## [Rows from a dataset of charts and code]
------------------------------------------------------------

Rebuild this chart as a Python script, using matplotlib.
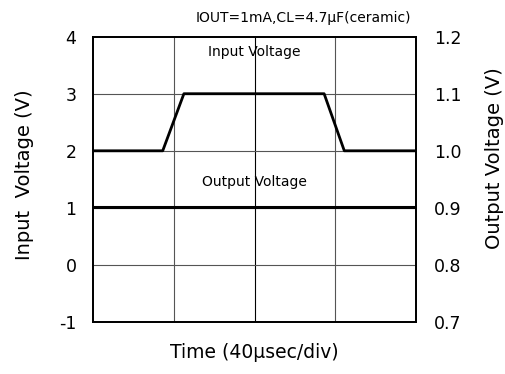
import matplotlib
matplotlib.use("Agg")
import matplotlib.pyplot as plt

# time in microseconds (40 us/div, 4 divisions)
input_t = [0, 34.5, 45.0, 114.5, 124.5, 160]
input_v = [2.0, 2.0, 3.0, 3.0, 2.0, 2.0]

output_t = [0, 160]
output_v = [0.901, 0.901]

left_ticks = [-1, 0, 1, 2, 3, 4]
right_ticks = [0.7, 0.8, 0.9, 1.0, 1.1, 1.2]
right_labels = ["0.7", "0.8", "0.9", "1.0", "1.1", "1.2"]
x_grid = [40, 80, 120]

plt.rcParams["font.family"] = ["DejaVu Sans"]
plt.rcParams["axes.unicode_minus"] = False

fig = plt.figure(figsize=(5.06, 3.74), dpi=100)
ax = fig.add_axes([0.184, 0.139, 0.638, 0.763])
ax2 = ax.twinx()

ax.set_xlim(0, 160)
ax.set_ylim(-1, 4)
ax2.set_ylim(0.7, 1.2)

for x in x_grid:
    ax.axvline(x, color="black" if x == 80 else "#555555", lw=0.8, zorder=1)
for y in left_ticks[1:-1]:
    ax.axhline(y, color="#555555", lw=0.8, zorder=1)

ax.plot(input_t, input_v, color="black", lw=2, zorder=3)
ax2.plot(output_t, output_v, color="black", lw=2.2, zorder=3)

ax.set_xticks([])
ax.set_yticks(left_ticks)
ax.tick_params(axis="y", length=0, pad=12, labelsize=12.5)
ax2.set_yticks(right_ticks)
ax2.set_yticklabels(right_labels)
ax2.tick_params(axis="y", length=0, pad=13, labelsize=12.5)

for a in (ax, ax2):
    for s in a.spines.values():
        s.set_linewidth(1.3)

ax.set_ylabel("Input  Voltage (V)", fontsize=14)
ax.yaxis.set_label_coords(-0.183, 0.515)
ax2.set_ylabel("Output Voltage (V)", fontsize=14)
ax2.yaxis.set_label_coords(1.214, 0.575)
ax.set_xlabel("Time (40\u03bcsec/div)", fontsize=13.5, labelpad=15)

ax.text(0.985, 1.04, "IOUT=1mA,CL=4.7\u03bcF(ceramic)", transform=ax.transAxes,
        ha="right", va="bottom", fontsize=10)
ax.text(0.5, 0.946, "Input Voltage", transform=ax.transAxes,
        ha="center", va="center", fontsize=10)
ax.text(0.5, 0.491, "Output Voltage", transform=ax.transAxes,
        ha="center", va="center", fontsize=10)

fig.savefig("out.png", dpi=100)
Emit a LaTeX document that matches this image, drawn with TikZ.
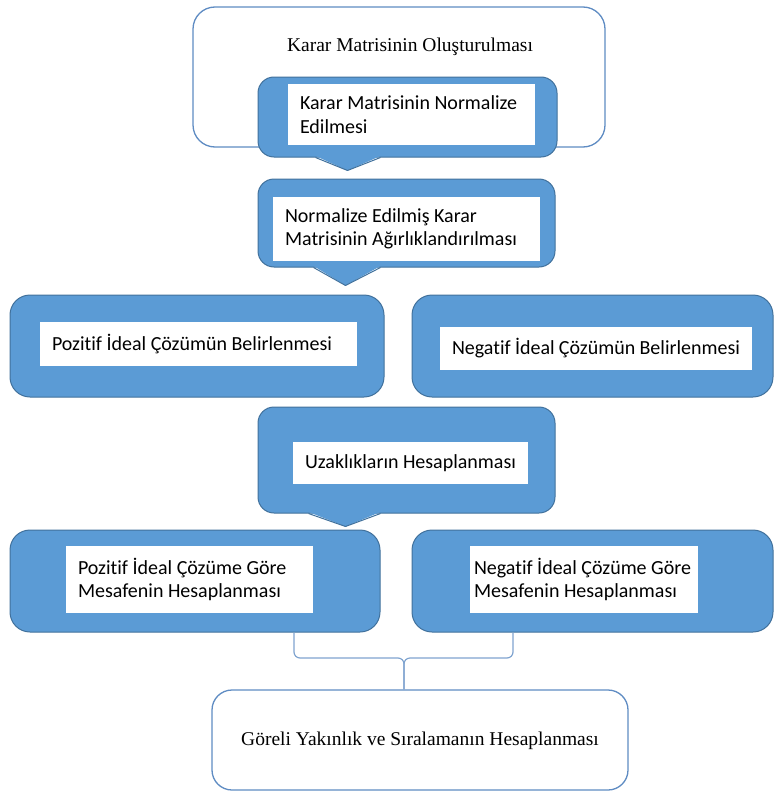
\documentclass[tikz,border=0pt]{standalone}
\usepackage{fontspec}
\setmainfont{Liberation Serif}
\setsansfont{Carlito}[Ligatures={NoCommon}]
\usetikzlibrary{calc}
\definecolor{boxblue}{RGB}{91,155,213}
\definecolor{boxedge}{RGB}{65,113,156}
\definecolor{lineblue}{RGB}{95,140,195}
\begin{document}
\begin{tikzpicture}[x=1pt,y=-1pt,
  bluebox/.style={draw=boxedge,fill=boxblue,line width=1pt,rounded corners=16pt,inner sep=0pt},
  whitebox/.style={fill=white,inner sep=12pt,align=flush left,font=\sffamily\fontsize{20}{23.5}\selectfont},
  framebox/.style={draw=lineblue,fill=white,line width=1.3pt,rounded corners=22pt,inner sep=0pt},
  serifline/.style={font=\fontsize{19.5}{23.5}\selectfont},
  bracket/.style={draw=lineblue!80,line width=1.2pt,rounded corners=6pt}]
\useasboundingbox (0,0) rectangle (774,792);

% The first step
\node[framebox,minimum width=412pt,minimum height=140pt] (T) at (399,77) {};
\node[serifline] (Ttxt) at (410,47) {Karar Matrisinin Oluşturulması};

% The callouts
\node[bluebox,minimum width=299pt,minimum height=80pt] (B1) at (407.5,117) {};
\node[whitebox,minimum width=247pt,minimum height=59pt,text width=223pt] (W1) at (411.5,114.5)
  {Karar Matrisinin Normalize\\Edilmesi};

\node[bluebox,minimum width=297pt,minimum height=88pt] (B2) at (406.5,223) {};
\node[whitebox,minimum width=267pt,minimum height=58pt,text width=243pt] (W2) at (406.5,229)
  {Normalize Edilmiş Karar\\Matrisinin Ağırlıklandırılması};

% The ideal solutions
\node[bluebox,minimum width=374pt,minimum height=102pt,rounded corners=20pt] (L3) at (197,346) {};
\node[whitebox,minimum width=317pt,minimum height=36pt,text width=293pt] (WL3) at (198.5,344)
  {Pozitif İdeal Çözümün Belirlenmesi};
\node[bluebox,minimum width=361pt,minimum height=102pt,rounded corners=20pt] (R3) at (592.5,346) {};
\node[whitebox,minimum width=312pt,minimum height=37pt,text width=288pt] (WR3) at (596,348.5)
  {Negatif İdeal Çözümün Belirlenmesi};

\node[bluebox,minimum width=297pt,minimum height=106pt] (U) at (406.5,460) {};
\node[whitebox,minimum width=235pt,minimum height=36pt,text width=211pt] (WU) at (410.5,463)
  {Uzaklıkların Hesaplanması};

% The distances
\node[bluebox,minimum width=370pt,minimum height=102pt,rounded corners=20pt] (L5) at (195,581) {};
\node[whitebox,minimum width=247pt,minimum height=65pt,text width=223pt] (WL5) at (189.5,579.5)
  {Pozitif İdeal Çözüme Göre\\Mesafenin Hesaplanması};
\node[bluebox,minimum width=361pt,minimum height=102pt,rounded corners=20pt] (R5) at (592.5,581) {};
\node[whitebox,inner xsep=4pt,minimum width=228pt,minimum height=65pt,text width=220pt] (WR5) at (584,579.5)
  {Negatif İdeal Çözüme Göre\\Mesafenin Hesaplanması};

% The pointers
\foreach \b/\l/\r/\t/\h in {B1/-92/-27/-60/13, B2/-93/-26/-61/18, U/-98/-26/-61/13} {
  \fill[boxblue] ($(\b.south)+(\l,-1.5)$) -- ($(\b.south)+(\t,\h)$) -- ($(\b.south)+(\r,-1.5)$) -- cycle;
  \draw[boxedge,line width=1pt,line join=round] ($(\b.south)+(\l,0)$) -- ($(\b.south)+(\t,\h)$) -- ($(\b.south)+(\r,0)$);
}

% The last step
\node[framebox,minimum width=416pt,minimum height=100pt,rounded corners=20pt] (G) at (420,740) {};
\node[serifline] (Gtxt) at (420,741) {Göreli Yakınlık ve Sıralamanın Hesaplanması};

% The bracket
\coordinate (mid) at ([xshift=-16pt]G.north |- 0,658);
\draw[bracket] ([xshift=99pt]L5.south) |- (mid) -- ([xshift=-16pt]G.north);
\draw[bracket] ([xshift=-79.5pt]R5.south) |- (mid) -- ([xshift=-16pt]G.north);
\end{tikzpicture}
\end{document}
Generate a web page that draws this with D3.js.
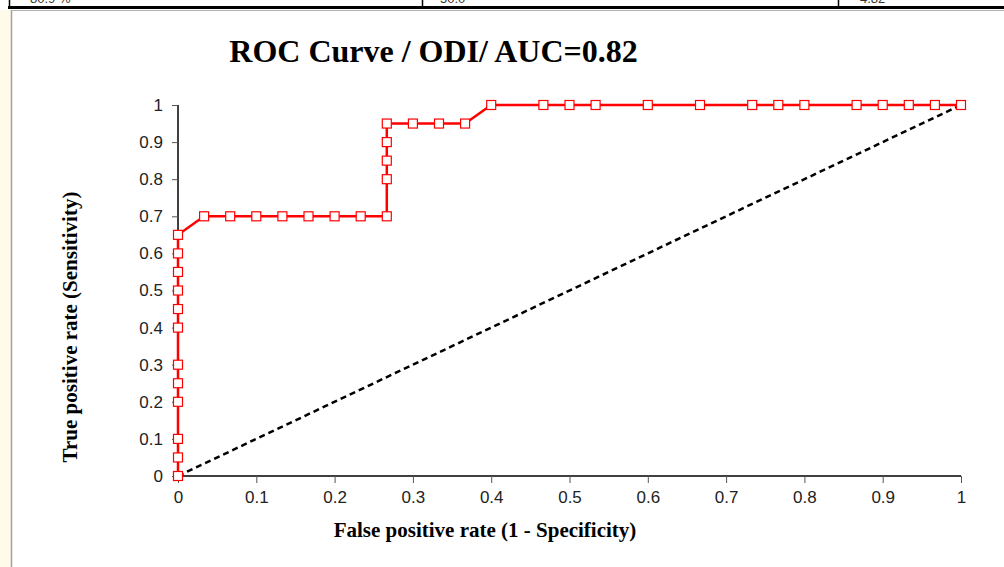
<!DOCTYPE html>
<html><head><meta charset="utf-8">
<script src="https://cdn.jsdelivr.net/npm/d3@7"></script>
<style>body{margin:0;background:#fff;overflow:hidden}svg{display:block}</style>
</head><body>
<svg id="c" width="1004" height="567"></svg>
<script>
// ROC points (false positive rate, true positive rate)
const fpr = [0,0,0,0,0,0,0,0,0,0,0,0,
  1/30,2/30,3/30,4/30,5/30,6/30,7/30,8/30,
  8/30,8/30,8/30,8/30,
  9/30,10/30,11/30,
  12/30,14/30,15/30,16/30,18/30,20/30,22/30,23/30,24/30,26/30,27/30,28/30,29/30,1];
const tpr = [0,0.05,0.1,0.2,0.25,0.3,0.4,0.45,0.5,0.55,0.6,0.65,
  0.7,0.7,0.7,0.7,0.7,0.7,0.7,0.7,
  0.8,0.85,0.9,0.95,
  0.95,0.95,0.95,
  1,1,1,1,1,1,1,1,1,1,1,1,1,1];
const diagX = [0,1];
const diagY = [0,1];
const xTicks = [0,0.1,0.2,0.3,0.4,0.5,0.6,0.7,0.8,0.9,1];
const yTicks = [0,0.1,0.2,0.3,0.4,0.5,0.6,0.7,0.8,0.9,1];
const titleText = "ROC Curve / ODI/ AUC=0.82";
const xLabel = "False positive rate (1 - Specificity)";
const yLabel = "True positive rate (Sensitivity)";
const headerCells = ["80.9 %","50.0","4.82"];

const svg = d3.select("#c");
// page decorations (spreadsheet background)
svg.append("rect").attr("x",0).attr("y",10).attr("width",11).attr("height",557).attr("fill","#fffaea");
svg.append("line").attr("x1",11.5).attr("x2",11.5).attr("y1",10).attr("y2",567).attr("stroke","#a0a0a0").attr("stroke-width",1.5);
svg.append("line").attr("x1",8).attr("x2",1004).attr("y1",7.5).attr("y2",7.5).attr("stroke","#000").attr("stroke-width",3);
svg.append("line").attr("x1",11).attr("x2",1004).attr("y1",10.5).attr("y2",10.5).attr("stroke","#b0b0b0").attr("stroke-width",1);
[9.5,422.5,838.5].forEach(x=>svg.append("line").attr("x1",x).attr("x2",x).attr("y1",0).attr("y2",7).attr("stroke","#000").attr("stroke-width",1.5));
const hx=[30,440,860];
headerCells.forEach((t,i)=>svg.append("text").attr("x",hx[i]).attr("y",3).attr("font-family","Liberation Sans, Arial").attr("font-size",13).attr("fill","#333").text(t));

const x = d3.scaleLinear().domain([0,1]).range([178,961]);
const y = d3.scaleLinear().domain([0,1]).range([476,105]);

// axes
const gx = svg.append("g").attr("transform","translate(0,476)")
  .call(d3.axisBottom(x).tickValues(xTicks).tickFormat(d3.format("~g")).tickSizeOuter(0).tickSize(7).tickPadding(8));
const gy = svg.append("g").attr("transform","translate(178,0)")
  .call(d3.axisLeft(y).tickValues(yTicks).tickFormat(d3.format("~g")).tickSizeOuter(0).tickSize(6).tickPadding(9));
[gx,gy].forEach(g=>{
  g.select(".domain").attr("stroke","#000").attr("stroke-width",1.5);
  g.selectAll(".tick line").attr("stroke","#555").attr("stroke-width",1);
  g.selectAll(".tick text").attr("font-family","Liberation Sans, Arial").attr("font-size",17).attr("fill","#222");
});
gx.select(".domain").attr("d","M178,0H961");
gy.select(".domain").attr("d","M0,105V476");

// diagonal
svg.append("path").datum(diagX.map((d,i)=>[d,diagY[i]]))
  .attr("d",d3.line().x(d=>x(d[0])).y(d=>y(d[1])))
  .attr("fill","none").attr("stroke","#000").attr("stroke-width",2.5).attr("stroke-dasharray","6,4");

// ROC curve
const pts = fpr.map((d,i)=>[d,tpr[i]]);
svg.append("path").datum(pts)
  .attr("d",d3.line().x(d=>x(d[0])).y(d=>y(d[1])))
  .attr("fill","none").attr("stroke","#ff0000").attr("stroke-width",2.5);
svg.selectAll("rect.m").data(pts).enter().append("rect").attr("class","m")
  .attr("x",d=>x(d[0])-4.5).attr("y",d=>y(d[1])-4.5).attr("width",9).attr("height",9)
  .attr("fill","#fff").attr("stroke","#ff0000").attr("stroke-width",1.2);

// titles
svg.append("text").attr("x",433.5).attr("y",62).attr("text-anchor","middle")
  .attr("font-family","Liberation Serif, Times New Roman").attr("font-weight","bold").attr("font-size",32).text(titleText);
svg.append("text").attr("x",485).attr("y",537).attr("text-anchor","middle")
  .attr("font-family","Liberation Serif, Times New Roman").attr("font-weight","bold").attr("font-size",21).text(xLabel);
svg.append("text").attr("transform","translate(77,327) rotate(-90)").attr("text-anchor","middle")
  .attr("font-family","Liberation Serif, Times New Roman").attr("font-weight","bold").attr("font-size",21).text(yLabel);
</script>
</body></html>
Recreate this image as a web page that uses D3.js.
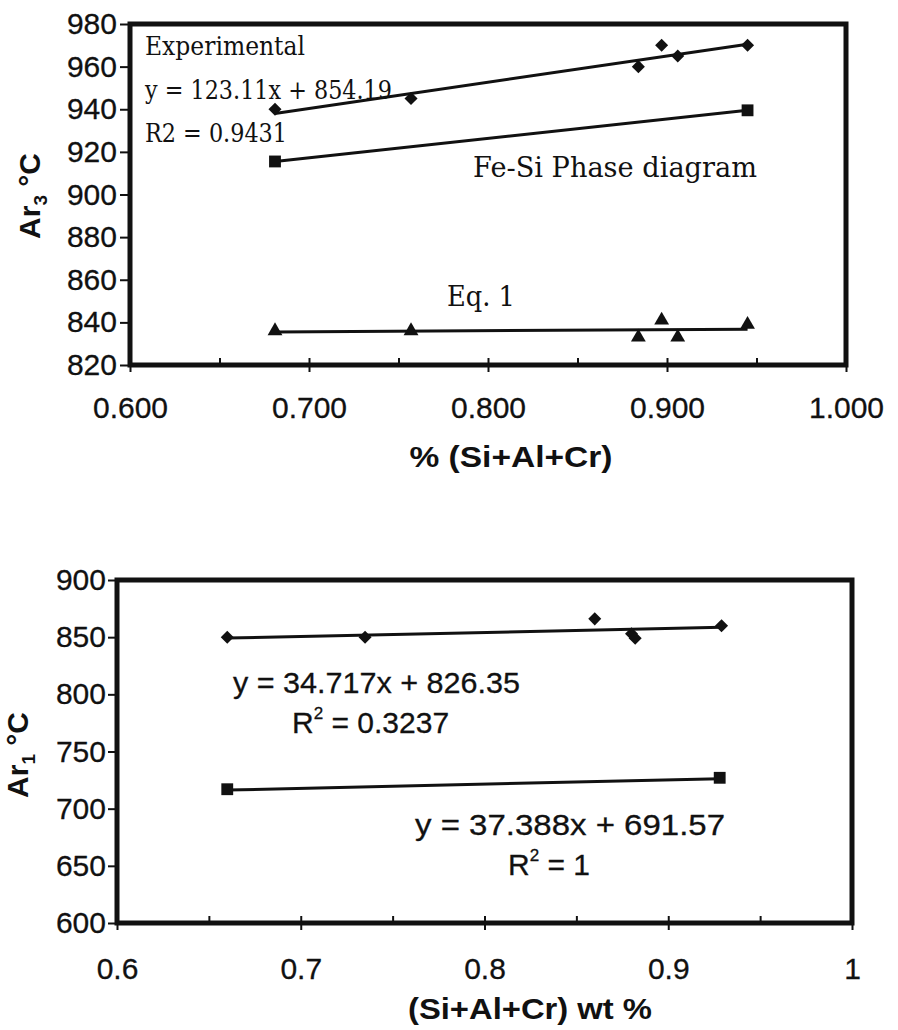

------------------------------------------------------------

## [Work to be completed]
Give only the count of lines in which the string "page" appears.

## [Written answer]
3